TASK REQUIREMENTS: Print only the lines from the top of the data through the line with "5.08, 5.1, 5.12]", both included, skipping every picture.

RECORDS FOR THE TASK:
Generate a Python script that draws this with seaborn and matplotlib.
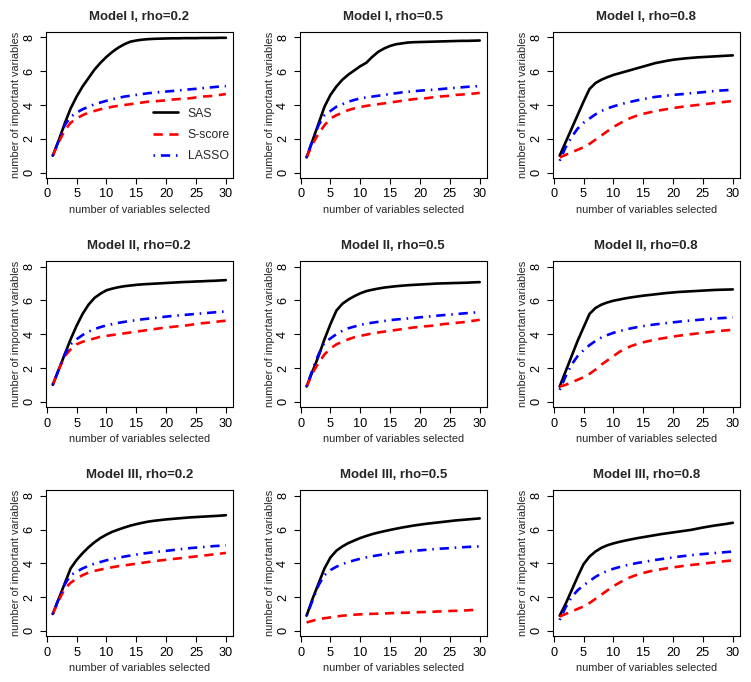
import numpy as np
import pandas as pd
import matplotlib
matplotlib.use("Agg")
import matplotlib.pyplot as plt
import seaborn as sns

sns.set_style("ticks")
plt.rcParams['font.family'] = ['Liberation Sans', 'DejaVu Sans']

# number of variables selected
n_selected = list(range(1, 31))

models = ["Model I", "Model II", "Model III"]
rhos = ["0.2", "0.5", "0.8"]
methods = ["SAS", "S-score", "LASSO"]

# Model I
sas_1_02 = [1, 1.9, 2.9, 3.8, 4.5, 5.1, 5.6, 6.1, 6.5, 6.85, 7.15, 7.4, 7.6, 7.75, 7.82,
            7.87, 7.9, 7.92, 7.93, 7.94, 7.95, 7.95, 7.96, 7.96, 7.96, 7.97, 7.97, 7.97, 7.98, 7.98]
ss_1_02 = [1, 1.8, 2.5, 2.95, 3.2, 3.4, 3.55, 3.65, 3.75, 3.82, 3.9, 3.95, 4.0, 4.05, 4.1,
           4.15, 4.2, 4.22, 4.25, 4.28, 4.32, 4.35, 4.38, 4.4, 4.45, 4.5, 4.52, 4.55, 4.6, 4.65]
las_1_02 = [1, 1.9, 2.8, 3.3, 3.55, 3.75, 3.9, 4.05, 4.15, 4.25, 4.35, 4.42, 4.5, 4.55, 4.6,
            4.65, 4.7, 4.73, 4.77, 4.8, 4.83, 4.86, 4.9, 4.93, 4.96, 5.0, 5.03, 5.06, 5.1, 5.12]

sas_1_05 = [0.9, 1.9, 2.9, 3.9, 4.6, 5.1, 5.5, 5.8, 6.05, 6.3, 6.5, 6.85, 7.15, 7.35, 7.5,
            7.6, 7.65, 7.7, 7.72, 7.73, 7.74, 7.75, 7.76, 7.77, 7.78, 7.79, 7.8, 7.8, 7.81, 7.82]
ss_1_05 = [0.9, 1.7, 2.3, 2.8, 3.2, 3.4, 3.55, 3.7, 3.8, 3.88, 3.95, 4.0, 4.05, 4.1, 4.15,
           4.2, 4.25, 4.3, 4.35, 4.38, 4.4, 4.45, 4.5, 4.52, 4.55, 4.6, 4.62, 4.65, 4.68, 4.72]
las_1_05 = [0.9, 1.9, 2.8, 3.4, 3.65, 3.9, 4.05, 4.2, 4.3, 4.4, 4.45, 4.5, 4.55, 4.6, 4.65,
            4.7, 4.75, 4.78, 4.82, 4.85, 4.88, 4.9, 4.93, 4.96, 5.0, 5.02, 5.05, 5.08, 5.1, 5.12]

sas_1_08 = [1, 1.8, 2.6, 3.4, 4.2, 4.95, 5.3, 5.5, 5.65, 5.78, 5.88, 5.98, 6.08, 6.18, 6.28,
            6.38, 6.48, 6.55, 6.62, 6.68, 6.72, 6.76, 6.79, 6.82, 6.84, 6.86, 6.88, 6.9, 6.92, 6.94]
ss_1_08 = [0.9, 1.05, 1.2, 1.35, 1.5, 1.7, 1.95, 2.2, 2.45, 2.7, 2.9, 3.1, 3.25, 3.38, 3.48,
           3.56, 3.63, 3.7, 3.76, 3.82, 3.87, 3.92, 3.96, 4.0, 4.04, 4.08, 4.12, 4.16, 4.2, 4.24]
las_1_08 = [0.7, 1.5, 2.1, 2.6, 2.95, 3.2, 3.45, 3.65, 3.8, 3.92, 4.02, 4.12, 4.2, 4.28, 4.35,
            4.42, 4.48, 4.52, 4.56, 4.6, 4.63, 4.66, 4.7, 4.73, 4.76, 4.8, 4.83, 4.86, 4.88, 4.9]

# Model II
sas_2_02 = [1, 1.9, 2.8, 3.7, 4.5, 5.2, 5.75, 6.15, 6.4, 6.6, 6.7, 6.78, 6.84, 6.88, 6.92,
            6.95, 6.97, 6.99, 7.01, 7.03, 7.05, 7.07, 7.09, 7.1, 7.12, 7.13, 7.15, 7.16, 7.18, 7.2]
ss_2_02 = [1, 1.9, 2.7, 3.1, 3.4, 3.55, 3.65, 3.75, 3.85, 3.9, 3.95, 4.0, 4.05, 4.1, 4.15,
           4.2, 4.25, 4.3, 4.35, 4.4, 4.43, 4.47, 4.5, 4.55, 4.6, 4.65, 4.68, 4.72, 4.76, 4.8]
las_2_02 = [1, 1.9, 2.8, 3.4, 3.7, 3.95, 4.15, 4.3, 4.42, 4.52, 4.6, 4.67, 4.73, 4.78, 4.83,
            4.88, 4.92, 4.96, 5.0, 5.04, 5.08, 5.11, 5.14, 5.17, 5.2, 5.23, 5.26, 5.29, 5.32, 5.35]

sas_2_05 = [0.9, 1.8, 2.7, 3.7, 4.6, 5.4, 5.8, 6.05, 6.25, 6.42, 6.55, 6.63, 6.7, 6.76, 6.8,
            6.84, 6.87, 6.9, 6.92, 6.94, 6.96, 6.98, 7.0, 7.01, 7.02, 7.03, 7.04, 7.05, 7.07, 7.08]
ss_2_05 = [0.9, 1.7, 2.3, 2.8, 3.15, 3.4, 3.55, 3.7, 3.82, 3.9, 3.97, 4.05, 4.1, 4.15, 4.2,
           4.25, 4.3, 4.35, 4.4, 4.43, 4.47, 4.5, 4.55, 4.6, 4.63, 4.67, 4.7, 4.75, 4.8, 4.85]
las_2_05 = [0.9, 1.9, 2.8, 3.5, 3.75, 4.0, 4.2, 4.35, 4.45, 4.55, 4.62, 4.68, 4.73, 4.78, 4.83,
            4.87, 4.9, 4.93, 4.96, 5.0, 5.03, 5.06, 5.1, 5.13, 5.16, 5.19, 5.22, 5.25, 5.28, 5.3]

sas_2_08 = [0.9, 1.8, 2.7, 3.6, 4.4, 5.2, 5.55, 5.75, 5.88, 5.98, 6.05, 6.12, 6.18, 6.23, 6.28,
            6.32, 6.36, 6.4, 6.44, 6.47, 6.5, 6.52, 6.54, 6.56, 6.58, 6.6, 6.62, 6.63, 6.64, 6.65]
ss_2_08 = [0.9, 1.0, 1.15, 1.3, 1.45, 1.65, 1.9, 2.2, 2.45, 2.7, 2.95, 3.15, 3.3, 3.42, 3.52,
           3.6, 3.68, 3.74, 3.8, 3.86, 3.91, 3.96, 4.0, 4.04, 4.08, 4.12, 4.16, 4.2, 4.23, 4.26]
las_2_08 = [0.7, 1.5, 2.2, 2.7, 3.05, 3.35, 3.6, 3.8, 3.95, 4.08, 4.18, 4.27, 4.35, 4.42, 4.48,
            4.53, 4.58, 4.62, 4.66, 4.7, 4.74, 4.78, 4.81, 4.84, 4.87, 4.9, 4.93, 4.95, 4.97, 4.99]

# Model III
sas_3_02 = [1, 1.9, 2.8, 3.7, 4.2, 4.6, 4.95, 5.25, 5.5, 5.7, 5.87, 6.0, 6.12, 6.23, 6.32,
            6.4, 6.47, 6.52, 6.56, 6.6, 6.63, 6.66, 6.69, 6.72, 6.74, 6.76, 6.78, 6.8, 6.82, 6.85]
ss_3_02 = [1, 1.8, 2.5, 2.85, 3.1, 3.3, 3.45, 3.55, 3.63, 3.7, 3.77, 3.83, 3.88, 3.93, 3.98,
           4.03, 4.08, 4.13, 4.17, 4.21, 4.25, 4.29, 4.33, 4.37, 4.41, 4.45, 4.49, 4.53, 4.57, 4.62]
las_3_02 = [1, 1.9, 2.75, 3.3, 3.5, 3.7, 3.85, 3.98, 4.08, 4.18, 4.26, 4.33, 4.4, 4.46, 4.52,
            4.57, 4.62, 4.66, 4.7, 4.74, 4.78, 4.82, 4.86, 4.9, 4.93, 4.96, 4.99, 5.02, 5.04, 5.06]

sas_3_05 = [0.9, 1.9, 2.8, 3.7, 4.35, 4.75, 5.0, 5.2, 5.35, 5.5, 5.62, 5.73, 5.82, 5.9, 5.98,
            6.05, 6.12, 6.18, 6.24, 6.29, 6.34, 6.38, 6.42, 6.46, 6.5, 6.54, 6.57, 6.6, 6.63, 6.66]
ss_3_05 = [0.5, 0.6, 0.7, 0.75, 0.8, 0.85, 0.9, 0.93, 0.96, 0.98, 1.0, 1.01, 1.02, 1.03, 1.05,
           1.06, 1.07, 1.08, 1.1, 1.11, 1.12, 1.13, 1.15, 1.16, 1.18, 1.19, 1.2, 1.22, 1.24, 1.25]
las_3_05 = [0.9, 1.8, 2.7, 3.3, 3.6, 3.8, 3.95, 4.08, 4.18, 4.27, 4.35, 4.42, 4.48, 4.54, 4.59,
            4.63, 4.67, 4.71, 4.74, 4.77, 4.8, 4.83, 4.86, 4.88, 4.9, 4.93, 4.95, 4.97, 4.99, 5.0]

sas_3_08 = [0.9, 1.6, 2.4, 3.2, 3.95, 4.4, 4.7, 4.92, 5.07, 5.18, 5.27, 5.35, 5.42, 5.49, 5.55,
            5.61, 5.67, 5.73, 5.78, 5.83, 5.88, 5.93, 5.98, 6.05, 6.12, 6.18, 6.24, 6.29, 6.34, 6.4]
ss_3_08 = [0.85, 1.0, 1.15, 1.3, 1.45, 1.65, 1.9, 2.15, 2.4, 2.65, 2.85, 3.05, 3.2, 3.33, 3.43,
           3.52, 3.59, 3.65, 3.71, 3.76, 3.81, 3.86, 3.9, 3.94, 3.98, 4.02, 4.06, 4.1, 4.14, 4.18]
las_3_08 = [0.65, 1.4, 2.0, 2.4, 2.7, 2.95, 3.2, 3.4, 3.55, 3.68, 3.78, 3.87, 3.95, 4.02, 4.08,
            4.14, 4.2, 4.25, 4.3, 4.35, 4.4, 4.44, 4.48, 4.52, 4.55, 4.58, 4.61, 4.64, 4.67, 4.7]

panels = [
    [(sas_1_02, ss_1_02, las_1_02), (sas_1_05, ss_1_05, las_1_05), (sas_1_08, ss_1_08, las_1_08)],
    [(sas_2_02, ss_2_02, las_2_02), (sas_2_05, ss_2_05, las_2_05), (sas_2_08, ss_2_08, las_2_08)],
    [(sas_3_02, ss_3_02, las_3_02), (sas_3_05, ss_3_05, las_3_05), (sas_3_08, ss_3_08, las_3_08)],
]

colors = {"SAS": "black", "S-score": "#ff0000", "LASSO": "#0000ff"}
styles = {"SAS": "-", "S-score": (0, (3.5, 2.5)), "LASSO": (0, (0.6, 2.2, 3.5, 2.2))}

fig = plt.figure(figsize=(7.51, 6.82), dpi=100)

lefts = [0.061, 0.399, 0.736]
bottoms = [0.739, 0.403, 0.067]
w, h = 0.249, 0.214

for i, model in enumerate(models):
    for j, rho in enumerate(rhos):
        ax = fig.add_axes([lefts[j], bottoms[i], w, h])
        for name, ys in zip(methods, panels[i][j]):
            sns.lineplot(x=n_selected, y=ys, ax=ax, color=colors[name],
                         linestyle=styles[name], linewidth=1.9, label=name)
        ax.set_xlim(-0.16, 31.16)
        ax.set_ylim(-0.32, 8.32)
        ax.set_xticks([0, 5, 10, 15, 20, 25, 30])
        ax.set_yticks([0, 2, 4, 6, 8])
        for lbl in ax.get_yticklabels():
            lbl.set_rotation(90)
            lbl.set_va("center")
        ax.tick_params(labelsize=9.2, length=4, width=0.8, colors="black", pad=3.5)
        for s in ax.spines.values():
            s.set_visible(True)
            s.set_linewidth(0.8)
            s.set_color("black")
        ax.set_title(f"{model}, rho={rho}", fontsize=9.5, fontweight="bold", pad=9)
        ax.set_xlabel("number of variables selected", fontsize=7.9, labelpad=3)
        ax.set_ylabel("number of important variables", fontsize=7.9, labelpad=1.5)
        if i == 0 and j == 0:
            ax.legend(loc="upper left", bbox_to_anchor=(0.53, 0.54), frameon=False,
                      fontsize=8.8, handlelength=2.0, labelspacing=0.75,
                      handletextpad=0.8, borderpad=0.2)
        else:
            ax.get_legend().remove()

fig.savefig("out.png", dpi=100, facecolor="white")
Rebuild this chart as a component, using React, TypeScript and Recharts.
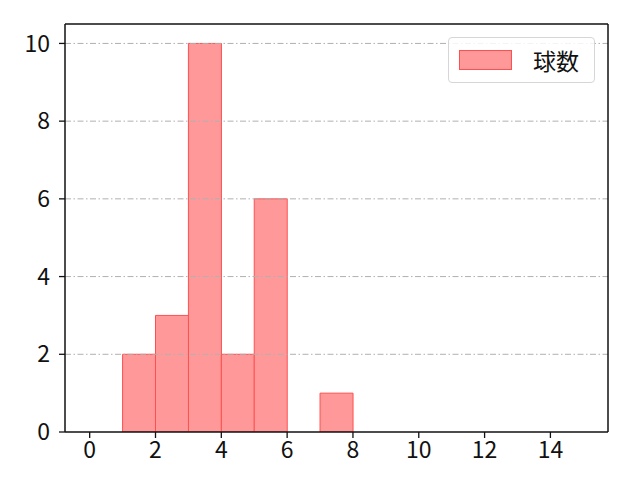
import { Bar, BarChart, ReferenceLine, XAxis, YAxis } from "recharts";

// histogram bins (left edges) and counts
const binStarts = [0, 1, 2, 3, 4, 5, 6, 7, 8, 9, 10, 11, 12, 13, 14];
const counts = [0, 2, 3, 10, 2, 6, 0, 1, 0, 0, 0, 0, 0, 0, 0];
const xTicks = [0, 2, 4, 6, 8, 10, 12, 14];
const yTicks = [0, 2, 4, 6, 8, 10];
const seriesName = "球数";

const data = binStarts.map((b, i) => ({ mid: b + 0.5, value: counts[i] }));

const X_DOMAIN = [-0.75, 15.75];
const Y_DOMAIN = [0, 10.5];
const FONT = "'Noto Sans CJK JP', 'DejaVu Sans', sans-serif";
const TICK_SIZE = 23;
const BAR_FILL = "#ff9999";
const BAR_EDGE = "#ff4f4f";
const AXIS = "#111";

function LegendBox() {
  return (
    <div
      style={{
        position: "absolute",
        left: 448,
        top: 37,
        width: 147,
        height: 46,
        border: "1px solid #d6d6d6",
        borderRadius: 4,
        background: "rgba(255,255,255,0.85)",
        display: "flex",
        alignItems: "center",
        boxSizing: "border-box",
        fontFamily: FONT,
        fontSize: 23,
        color: "#111",
      }}
    >
      <span
        style={{
          display: "inline-block",
          width: 53,
          height: 20,
          marginLeft: 10,
          background: BAR_FILL,
          border: `1px solid ${BAR_EDGE}`,
          boxSizing: "border-box",
        }}
      />
      <span style={{ marginLeft: 21 }}>{seriesName}</span>
    </div>
  );
}

const tickStyle = { fill: AXIS, fontSize: TICK_SIZE, fontFamily: FONT };

export default function App() {
  return (
    <div style={{ position: "absolute", left: 0, top: 0, width: 640, height: 480, background: "#fff" }}>
      <BarChart
        width={640}
        height={480}
        data={data}
        margin={{ top: 24, right: 32, bottom: 0, left: 0 }}
        barCategoryGap={0}
        barGap={0}
        style={{ fontFamily: FONT, fontSize: TICK_SIZE }}
      >
        <XAxis
          dataKey="mid"
          type="number"
          domain={X_DOMAIN}
          ticks={xTicks}
          allowDataOverflow
          tick={tickStyle}
          fontSize={TICK_SIZE}
          tickLine={{ stroke: AXIS, strokeWidth: 1.3 }}
          tickSize={6}
          tickMargin={4}
          height={48}
          axisLine={{ stroke: AXIS, strokeWidth: 1.5 }}
        />
        <YAxis
          type="number"
          domain={Y_DOMAIN}
          ticks={yTicks}
          allowDataOverflow
          width={65}
          tick={tickStyle}
          fontSize={TICK_SIZE}
          tickLine={{ stroke: AXIS, strokeWidth: 1.3 }}
          tickSize={6}
          tickMargin={9}
          axisLine={{ stroke: AXIS, strokeWidth: 1.5 }}
        />
        <Bar
          dataKey="value"
          name={seriesName}
          fill={BAR_FILL}
          stroke={BAR_EDGE}
          strokeWidth={1}
          isAnimationActive={false}
        />
        {yTicks.slice(1).map((t) => (
          <ReferenceLine
            key={t}
            y={t}
            stroke="#b0b0b0"
            strokeWidth={1}
            strokeDasharray="6 2.5 1.5 2.5"
          />
        ))}
        {/* top and right spines */}
        <ReferenceLine y={Y_DOMAIN[1]} stroke={AXIS} strokeWidth={1.5} />
        <ReferenceLine x={X_DOMAIN[1]} stroke={AXIS} strokeWidth={1.5} />
      </BarChart>
      <LegendBox />
    </div>
  );
}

FULL ANSWER:
Generate a Python script that draws this with seaborn and matplotlib.
import numpy as np
import pandas as pd
import matplotlib
matplotlib.use("Agg")
import matplotlib.pyplot as plt
import seaborn as sns

sns.set_style("ticks")
plt.rcParams['font.family'] = ['Liberation Sans', 'DejaVu Sans']

# number of variables selected
n_selected = list(range(1, 31))

models = ["Model I", "Model II", "Model III"]
rhos = ["0.2", "0.5", "0.8"]
methods = ["SAS", "S-score", "LASSO"]

# Model I
sas_1_02 = [1, 1.9, 2.9, 3.8, 4.5, 5.1, 5.6, 6.1, 6.5, 6.85, 7.15, 7.4, 7.6, 7.75, 7.82,
            7.87, 7.9, 7.92, 7.93, 7.94, 7.95, 7.95, 7.96, 7.96, 7.96, 7.97, 7.97, 7.97, 7.98, 7.98]
ss_1_02 = [1, 1.8, 2.5, 2.95, 3.2, 3.4, 3.55, 3.65, 3.75, 3.82, 3.9, 3.95, 4.0, 4.05, 4.1,
           4.15, 4.2, 4.22, 4.25, 4.28, 4.32, 4.35, 4.38, 4.4, 4.45, 4.5, 4.52, 4.55, 4.6, 4.65]
las_1_02 = [1, 1.9, 2.8, 3.3, 3.55, 3.75, 3.9, 4.05, 4.15, 4.25, 4.35, 4.42, 4.5, 4.55, 4.6,
            4.65, 4.7, 4.73, 4.77, 4.8, 4.83, 4.86, 4.9, 4.93, 4.96, 5.0, 5.03, 5.06, 5.1, 5.12]

sas_1_05 = [0.9, 1.9, 2.9, 3.9, 4.6, 5.1, 5.5, 5.8, 6.05, 6.3, 6.5, 6.85, 7.15, 7.35, 7.5,
            7.6, 7.65, 7.7, 7.72, 7.73, 7.74, 7.75, 7.76, 7.77, 7.78, 7.79, 7.8, 7.8, 7.81, 7.82]
ss_1_05 = [0.9, 1.7, 2.3, 2.8, 3.2, 3.4, 3.55, 3.7, 3.8, 3.88, 3.95, 4.0, 4.05, 4.1, 4.15,
           4.2, 4.25, 4.3, 4.35, 4.38, 4.4, 4.45, 4.5, 4.52, 4.55, 4.6, 4.62, 4.65, 4.68, 4.72]
las_1_05 = [0.9, 1.9, 2.8, 3.4, 3.65, 3.9, 4.05, 4.2, 4.3, 4.4, 4.45, 4.5, 4.55, 4.6, 4.65,
            4.7, 4.75, 4.78, 4.82, 4.85, 4.88, 4.9, 4.93, 4.96, 5.0, 5.02, 5.05, 5.08, 5.1, 5.12]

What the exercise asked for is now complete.